PROBLEM DESCRIPTION
Retype the stretch of lines that starts at the line containing "Rebuild this chart" and ends at the line containing "series = [per, exp_, esk, kor, uebrige]", inclusive. Do not include pictures.

(Records with drawing code)
+-------+

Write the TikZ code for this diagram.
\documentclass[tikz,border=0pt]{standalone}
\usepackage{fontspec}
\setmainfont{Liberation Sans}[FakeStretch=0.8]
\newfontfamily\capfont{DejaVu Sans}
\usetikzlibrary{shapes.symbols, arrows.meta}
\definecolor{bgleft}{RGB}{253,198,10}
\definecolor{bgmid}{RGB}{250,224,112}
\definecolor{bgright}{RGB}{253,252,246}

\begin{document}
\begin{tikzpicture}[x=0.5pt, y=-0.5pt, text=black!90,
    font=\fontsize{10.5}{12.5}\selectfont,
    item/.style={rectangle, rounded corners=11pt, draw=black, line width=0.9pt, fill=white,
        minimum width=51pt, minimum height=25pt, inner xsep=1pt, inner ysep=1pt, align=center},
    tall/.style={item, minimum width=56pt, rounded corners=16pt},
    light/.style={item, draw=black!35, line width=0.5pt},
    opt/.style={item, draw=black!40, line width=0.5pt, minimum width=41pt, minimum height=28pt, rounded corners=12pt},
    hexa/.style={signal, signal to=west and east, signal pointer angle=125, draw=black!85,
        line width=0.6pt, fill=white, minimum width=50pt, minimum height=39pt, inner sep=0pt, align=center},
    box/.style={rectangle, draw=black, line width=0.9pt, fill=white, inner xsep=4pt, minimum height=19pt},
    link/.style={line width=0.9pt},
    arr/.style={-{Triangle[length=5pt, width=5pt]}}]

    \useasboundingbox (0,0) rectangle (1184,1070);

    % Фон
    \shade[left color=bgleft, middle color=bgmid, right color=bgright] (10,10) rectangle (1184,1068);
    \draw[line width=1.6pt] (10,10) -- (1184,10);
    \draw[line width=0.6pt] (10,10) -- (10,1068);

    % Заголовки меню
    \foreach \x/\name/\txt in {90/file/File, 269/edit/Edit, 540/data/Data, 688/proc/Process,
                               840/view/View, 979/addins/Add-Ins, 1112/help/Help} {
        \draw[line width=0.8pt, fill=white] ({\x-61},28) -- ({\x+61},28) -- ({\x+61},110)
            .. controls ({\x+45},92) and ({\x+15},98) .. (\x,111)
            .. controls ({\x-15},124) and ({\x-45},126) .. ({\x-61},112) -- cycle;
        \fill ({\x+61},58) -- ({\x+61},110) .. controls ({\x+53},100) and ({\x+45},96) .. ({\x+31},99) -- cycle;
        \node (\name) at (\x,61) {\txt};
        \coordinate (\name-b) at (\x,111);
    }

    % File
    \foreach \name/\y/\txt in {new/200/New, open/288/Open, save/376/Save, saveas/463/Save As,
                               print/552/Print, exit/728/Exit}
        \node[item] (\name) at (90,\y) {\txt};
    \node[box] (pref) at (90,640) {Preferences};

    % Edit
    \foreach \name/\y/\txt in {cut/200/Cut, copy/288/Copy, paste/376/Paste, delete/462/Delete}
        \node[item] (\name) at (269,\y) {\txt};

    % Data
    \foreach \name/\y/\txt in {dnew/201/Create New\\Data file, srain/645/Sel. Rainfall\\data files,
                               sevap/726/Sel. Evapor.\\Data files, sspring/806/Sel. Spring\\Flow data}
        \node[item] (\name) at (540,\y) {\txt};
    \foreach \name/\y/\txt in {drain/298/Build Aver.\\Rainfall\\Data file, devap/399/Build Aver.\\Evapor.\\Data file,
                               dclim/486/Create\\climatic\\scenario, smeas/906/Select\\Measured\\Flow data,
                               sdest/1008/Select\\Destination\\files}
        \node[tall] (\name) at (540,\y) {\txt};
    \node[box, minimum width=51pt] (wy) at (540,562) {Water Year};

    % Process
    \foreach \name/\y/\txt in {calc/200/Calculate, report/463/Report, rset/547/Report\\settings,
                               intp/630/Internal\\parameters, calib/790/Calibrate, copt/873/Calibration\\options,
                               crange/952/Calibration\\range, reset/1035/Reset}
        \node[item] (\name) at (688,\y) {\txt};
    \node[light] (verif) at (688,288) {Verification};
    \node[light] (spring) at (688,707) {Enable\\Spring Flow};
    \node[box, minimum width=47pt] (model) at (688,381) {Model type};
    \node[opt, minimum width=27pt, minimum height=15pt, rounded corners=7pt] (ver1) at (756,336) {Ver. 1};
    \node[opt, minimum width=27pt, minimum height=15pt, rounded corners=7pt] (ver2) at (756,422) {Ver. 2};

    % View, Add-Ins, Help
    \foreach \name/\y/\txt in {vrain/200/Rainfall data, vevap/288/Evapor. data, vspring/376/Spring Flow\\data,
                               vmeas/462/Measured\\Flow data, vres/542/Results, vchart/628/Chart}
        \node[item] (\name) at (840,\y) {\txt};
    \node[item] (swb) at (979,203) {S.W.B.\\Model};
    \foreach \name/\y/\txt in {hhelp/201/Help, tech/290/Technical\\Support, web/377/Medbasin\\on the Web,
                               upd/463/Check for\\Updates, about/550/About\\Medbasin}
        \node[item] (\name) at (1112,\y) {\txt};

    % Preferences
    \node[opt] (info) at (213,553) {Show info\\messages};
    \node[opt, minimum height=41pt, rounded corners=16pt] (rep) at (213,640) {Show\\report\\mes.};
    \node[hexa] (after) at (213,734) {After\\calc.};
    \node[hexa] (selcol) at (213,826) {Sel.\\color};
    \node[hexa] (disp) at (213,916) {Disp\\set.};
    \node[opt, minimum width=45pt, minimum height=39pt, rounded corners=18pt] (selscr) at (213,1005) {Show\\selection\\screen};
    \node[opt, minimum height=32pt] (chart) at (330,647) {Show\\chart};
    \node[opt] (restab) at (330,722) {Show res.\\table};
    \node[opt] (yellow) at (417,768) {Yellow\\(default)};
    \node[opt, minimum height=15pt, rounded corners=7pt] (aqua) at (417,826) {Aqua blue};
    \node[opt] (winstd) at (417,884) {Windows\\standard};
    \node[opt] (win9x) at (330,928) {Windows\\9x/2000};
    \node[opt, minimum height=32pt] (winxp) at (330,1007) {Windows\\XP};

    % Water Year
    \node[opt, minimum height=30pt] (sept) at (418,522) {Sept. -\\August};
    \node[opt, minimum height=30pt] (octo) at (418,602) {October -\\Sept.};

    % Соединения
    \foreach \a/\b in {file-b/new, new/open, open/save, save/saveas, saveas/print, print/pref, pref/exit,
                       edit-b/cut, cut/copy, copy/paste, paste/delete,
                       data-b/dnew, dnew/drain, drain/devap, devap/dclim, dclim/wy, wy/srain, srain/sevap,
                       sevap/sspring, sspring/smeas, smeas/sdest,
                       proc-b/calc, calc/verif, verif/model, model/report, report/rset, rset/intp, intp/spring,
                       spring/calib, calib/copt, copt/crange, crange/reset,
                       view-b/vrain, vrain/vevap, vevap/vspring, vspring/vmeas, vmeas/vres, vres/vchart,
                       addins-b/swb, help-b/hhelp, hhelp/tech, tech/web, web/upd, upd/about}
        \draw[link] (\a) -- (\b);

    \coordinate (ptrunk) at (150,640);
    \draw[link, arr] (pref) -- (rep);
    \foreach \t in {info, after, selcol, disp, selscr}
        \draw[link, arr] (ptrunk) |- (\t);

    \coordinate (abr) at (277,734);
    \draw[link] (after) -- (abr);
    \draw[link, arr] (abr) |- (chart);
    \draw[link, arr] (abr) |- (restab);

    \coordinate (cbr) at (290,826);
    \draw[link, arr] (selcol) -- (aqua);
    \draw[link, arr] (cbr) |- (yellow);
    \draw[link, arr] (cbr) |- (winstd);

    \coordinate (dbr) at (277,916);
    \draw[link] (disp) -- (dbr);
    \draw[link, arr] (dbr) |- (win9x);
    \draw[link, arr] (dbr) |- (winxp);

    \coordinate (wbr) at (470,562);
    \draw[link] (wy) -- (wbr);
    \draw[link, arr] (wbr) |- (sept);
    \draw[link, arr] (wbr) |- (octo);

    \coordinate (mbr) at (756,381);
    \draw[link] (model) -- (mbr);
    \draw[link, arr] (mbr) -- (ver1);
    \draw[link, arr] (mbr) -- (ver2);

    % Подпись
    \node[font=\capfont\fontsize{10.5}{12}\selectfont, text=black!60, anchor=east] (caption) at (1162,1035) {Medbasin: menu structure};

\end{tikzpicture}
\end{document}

+-------+

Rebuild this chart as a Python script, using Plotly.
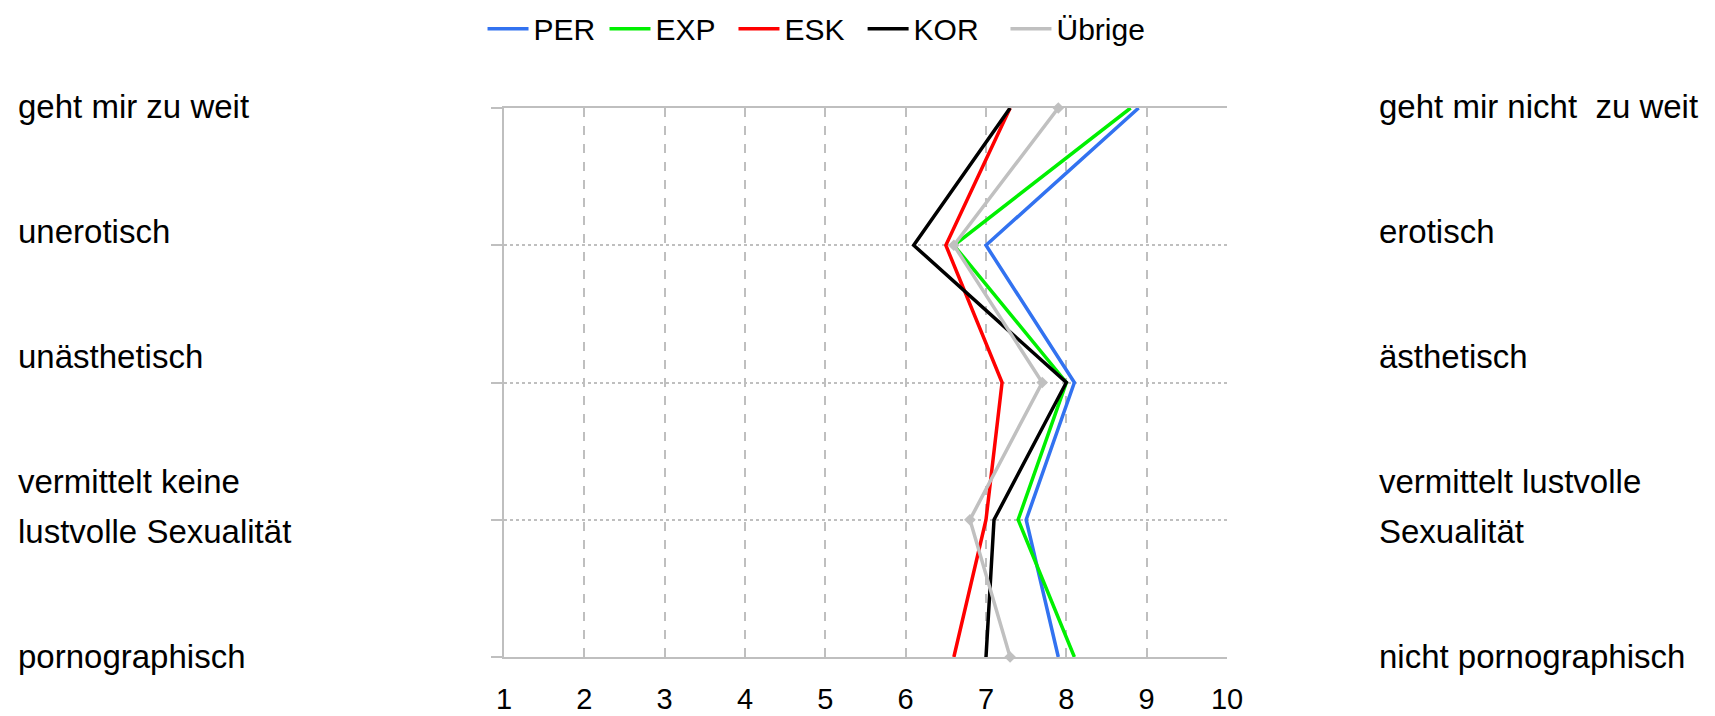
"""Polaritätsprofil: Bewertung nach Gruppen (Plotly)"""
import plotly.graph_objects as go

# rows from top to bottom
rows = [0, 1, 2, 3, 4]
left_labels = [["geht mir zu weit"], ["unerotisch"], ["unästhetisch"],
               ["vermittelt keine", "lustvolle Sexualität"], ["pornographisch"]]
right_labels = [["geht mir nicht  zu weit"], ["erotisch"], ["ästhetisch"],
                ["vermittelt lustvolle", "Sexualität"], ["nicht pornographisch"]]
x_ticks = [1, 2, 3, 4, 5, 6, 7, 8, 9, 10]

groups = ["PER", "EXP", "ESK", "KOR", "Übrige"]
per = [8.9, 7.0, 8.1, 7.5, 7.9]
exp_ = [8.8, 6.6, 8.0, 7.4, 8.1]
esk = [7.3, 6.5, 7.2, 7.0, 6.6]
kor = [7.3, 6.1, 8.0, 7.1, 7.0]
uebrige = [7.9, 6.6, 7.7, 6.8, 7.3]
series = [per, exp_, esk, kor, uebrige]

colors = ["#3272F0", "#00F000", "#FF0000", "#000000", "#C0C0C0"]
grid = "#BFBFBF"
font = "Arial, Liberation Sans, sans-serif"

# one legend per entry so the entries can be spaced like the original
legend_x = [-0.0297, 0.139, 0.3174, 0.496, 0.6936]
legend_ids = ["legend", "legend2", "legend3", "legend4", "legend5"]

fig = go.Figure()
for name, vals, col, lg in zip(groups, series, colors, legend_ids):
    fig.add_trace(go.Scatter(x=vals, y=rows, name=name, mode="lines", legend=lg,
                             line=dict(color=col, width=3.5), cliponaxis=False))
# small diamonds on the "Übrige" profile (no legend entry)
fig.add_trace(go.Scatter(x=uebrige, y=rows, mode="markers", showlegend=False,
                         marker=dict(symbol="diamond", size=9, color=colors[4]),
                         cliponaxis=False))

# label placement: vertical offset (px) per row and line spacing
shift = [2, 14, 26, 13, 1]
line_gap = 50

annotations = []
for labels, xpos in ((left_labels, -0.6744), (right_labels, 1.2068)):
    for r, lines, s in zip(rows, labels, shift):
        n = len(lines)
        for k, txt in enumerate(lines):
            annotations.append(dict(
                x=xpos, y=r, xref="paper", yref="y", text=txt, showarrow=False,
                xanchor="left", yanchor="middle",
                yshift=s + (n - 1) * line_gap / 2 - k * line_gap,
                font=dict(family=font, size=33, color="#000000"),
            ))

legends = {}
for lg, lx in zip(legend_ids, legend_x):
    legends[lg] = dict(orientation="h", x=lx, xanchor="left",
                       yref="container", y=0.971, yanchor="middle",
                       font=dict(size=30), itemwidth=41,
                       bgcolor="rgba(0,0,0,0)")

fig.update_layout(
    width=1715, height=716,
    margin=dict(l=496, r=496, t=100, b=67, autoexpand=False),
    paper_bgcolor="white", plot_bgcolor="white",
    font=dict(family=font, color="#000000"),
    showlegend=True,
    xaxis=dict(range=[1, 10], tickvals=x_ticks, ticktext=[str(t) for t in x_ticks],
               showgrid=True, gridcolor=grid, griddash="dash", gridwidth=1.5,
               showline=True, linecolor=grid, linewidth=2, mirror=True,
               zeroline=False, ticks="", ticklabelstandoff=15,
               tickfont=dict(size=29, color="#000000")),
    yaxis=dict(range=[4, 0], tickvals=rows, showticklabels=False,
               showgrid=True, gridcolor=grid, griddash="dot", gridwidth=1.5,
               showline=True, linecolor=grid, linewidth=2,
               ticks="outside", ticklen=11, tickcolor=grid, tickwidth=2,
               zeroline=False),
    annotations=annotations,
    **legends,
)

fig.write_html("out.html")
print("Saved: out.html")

+-------+

WRITTEN ANSWER
Rebuild this chart as a Python script, using Plotly.
"""Polaritätsprofil: Bewertung nach Gruppen (Plotly)"""
import plotly.graph_objects as go

# rows from top to bottom
rows = [0, 1, 2, 3, 4]
left_labels = [["geht mir zu weit"], ["unerotisch"], ["unästhetisch"],
               ["vermittelt keine", "lustvolle Sexualität"], ["pornographisch"]]
right_labels = [["geht mir nicht  zu weit"], ["erotisch"], ["ästhetisch"],
                ["vermittelt lustvolle", "Sexualität"], ["nicht pornographisch"]]
x_ticks = [1, 2, 3, 4, 5, 6, 7, 8, 9, 10]

groups = ["PER", "EXP", "ESK", "KOR", "Übrige"]
per = [8.9, 7.0, 8.1, 7.5, 7.9]
exp_ = [8.8, 6.6, 8.0, 7.4, 8.1]
esk = [7.3, 6.5, 7.2, 7.0, 6.6]
kor = [7.3, 6.1, 8.0, 7.1, 7.0]
uebrige = [7.9, 6.6, 7.7, 6.8, 7.3]
series = [per, exp_, esk, kor, uebrige]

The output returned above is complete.